‘I’ve got lovely hands’
Originally published on 28/11/15
It’s a job that Dalton knows inside out. He was the head stringer at Wimbledon until two years ago and he rates stringing for Rafael Nadal as one of the biggest achievements of his career. He strung exclusively for Nadal during both of his Championship wins in 2008 and 2010.
To help him with his task he has bought two Babolat electronic machines with him for the final. “I don't always have that luxury when I go to away ties, but this was easy to get to overland," he explains. He has one machine set up at the team hotel and one at Flanders Expo.
Dalton anticipates working extra hard at the final, in part due to the surface. “This clay is very harsh on strings, it’s like sand paper between the strings,” he explains, “so as the strings move the grit gets between them, so they wear out a lot quicker.”
On practice days Dalton was up early to start stringing and then working at the end of the day in preparation for the next.
“A match day is a little bit different,” he said, “I will probably string six or seven for each player and maybe some more during the matches if they think the conditions change.
“I’ve had a situation where they practice all week with the tension perfect, come the match day when the temperature really rocketed up I had to string all six again." A change in temperature, particularly noticeable in indoor venues once the spectators have arrived, can result in a change in tension of a few pounds.
In Ghent Dalton has his own room in which to string the rackets, often he is in the team room. “Because the team are generally messing around, kicking footballs, sometimes there are tennis balls flying around, plenty of jokes and banter, with my own room I can actually concentrate a bit easier."
It takes Dalton about half an hour to string a racket. “I generally don’t rush unless it is a real emergency on court. It takes probably about 15 minutes to string the racket, then there is the cutting out, the stenciling and labeling, I have to put a little label in the racket to say when it was strung and what tension, just in case the players mix them up in their bag.

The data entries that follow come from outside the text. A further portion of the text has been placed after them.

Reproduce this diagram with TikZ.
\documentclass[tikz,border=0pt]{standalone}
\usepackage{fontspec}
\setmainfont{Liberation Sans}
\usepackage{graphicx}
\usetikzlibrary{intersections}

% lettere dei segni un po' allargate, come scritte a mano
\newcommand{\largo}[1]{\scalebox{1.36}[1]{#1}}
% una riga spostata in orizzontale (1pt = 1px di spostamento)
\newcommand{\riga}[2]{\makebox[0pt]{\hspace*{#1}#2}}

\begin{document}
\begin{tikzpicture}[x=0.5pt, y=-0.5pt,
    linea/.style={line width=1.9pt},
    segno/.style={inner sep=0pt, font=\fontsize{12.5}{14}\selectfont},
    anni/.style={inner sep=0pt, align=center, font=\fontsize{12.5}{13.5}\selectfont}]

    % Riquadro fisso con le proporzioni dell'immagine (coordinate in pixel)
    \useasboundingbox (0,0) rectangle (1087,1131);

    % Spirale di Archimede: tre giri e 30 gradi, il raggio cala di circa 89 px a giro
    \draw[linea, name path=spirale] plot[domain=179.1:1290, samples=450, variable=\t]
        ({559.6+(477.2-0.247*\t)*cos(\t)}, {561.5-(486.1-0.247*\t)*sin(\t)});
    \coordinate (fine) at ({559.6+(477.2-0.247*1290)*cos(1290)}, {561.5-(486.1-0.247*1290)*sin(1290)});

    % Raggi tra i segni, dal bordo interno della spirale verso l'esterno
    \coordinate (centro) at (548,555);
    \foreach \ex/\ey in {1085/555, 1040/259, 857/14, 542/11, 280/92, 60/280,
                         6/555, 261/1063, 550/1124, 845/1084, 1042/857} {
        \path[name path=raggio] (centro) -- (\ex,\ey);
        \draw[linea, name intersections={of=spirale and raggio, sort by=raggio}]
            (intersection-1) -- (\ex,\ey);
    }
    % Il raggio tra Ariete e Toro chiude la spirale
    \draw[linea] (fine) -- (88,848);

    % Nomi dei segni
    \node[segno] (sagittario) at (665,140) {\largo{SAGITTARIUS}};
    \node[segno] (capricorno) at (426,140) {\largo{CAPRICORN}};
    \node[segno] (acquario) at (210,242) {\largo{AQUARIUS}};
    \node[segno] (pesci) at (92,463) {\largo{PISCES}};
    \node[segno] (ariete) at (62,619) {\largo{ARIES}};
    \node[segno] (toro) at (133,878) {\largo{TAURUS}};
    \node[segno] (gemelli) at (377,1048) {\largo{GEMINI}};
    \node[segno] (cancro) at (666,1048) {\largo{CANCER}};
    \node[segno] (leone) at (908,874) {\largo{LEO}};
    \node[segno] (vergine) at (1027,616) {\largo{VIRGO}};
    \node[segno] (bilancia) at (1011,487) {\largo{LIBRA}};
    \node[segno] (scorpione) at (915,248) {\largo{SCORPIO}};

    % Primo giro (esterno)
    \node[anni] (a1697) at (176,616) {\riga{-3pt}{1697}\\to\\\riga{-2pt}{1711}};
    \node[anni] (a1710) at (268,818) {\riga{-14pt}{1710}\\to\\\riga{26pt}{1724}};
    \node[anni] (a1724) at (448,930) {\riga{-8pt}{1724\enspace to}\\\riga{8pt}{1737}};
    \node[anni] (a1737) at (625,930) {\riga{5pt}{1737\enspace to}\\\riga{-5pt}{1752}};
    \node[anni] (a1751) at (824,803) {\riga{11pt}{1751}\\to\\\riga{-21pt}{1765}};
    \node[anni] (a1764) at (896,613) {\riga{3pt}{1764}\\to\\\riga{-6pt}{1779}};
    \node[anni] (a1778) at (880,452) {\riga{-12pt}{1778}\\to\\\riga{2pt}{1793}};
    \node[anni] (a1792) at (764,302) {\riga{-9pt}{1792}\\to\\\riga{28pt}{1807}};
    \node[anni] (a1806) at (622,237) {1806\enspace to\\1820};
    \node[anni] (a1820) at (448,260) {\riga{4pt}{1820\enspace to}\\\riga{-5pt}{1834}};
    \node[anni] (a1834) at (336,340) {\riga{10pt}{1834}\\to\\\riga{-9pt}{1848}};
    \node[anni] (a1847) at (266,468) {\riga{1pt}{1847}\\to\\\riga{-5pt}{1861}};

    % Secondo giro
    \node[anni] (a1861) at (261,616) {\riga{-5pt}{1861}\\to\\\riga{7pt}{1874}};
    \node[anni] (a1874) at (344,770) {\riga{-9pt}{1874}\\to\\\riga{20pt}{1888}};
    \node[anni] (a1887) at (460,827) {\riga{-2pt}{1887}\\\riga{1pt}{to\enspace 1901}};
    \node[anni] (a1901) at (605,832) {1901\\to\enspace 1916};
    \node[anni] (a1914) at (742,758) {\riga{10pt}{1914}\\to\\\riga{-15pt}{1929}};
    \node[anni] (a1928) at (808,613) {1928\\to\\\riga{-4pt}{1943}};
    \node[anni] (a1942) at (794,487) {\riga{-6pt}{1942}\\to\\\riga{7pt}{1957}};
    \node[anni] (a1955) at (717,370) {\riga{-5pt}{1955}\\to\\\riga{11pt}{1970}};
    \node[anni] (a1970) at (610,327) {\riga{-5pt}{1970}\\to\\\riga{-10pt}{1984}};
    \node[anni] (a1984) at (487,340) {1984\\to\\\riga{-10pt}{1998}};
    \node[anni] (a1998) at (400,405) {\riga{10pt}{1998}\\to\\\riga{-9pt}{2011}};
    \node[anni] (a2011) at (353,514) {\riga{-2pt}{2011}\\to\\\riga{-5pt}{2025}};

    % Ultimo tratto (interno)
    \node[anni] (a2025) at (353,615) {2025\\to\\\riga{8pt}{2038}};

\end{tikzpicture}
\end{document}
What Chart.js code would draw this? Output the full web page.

“I have had times when I had to rush when a player wants another tension immediately," he said. “In America I had Andy’s rackets when he wanted two or three done at a much higher tension, just because, I don't know he got it into his head that he needed that in the situation, perhaps he was returning Isner’s serve, where you need a bit more control.”
Dalton hopes to be courtside, through the rubbers of the final. If the matches are three sets that is very likely, if they extend over five sets he may need to do some stringing.
Dalton has been the team stringer ever since Leon Smith took over as captain. ”I think I got the job by recommendation,” he said, “and because I was head stringer at Wimbledon. I must have had some credentials to do the job!
“But it’s more than just being able to string. You’ve got to actually fit in with the team."
In terms of the off-court activities Dalton’s forte is bowling, and he reckons he is not bad at darts either. He is also good at taking the banter he says, when many a time the team have joked about his stringing and told him they still have time to fly in another stringer.
“I have seen it all,” said Dalton “But in the last tie, there was a particular moment where Andy broke a string and I got a death stare from Leon – it’s always my fault as well, it’s not the player’s fault, the way they hit it or the string which had an unseen fault in it –it was me!”
“It did not bother me at all. Andy got another racket out the bag, won the game and we won the match."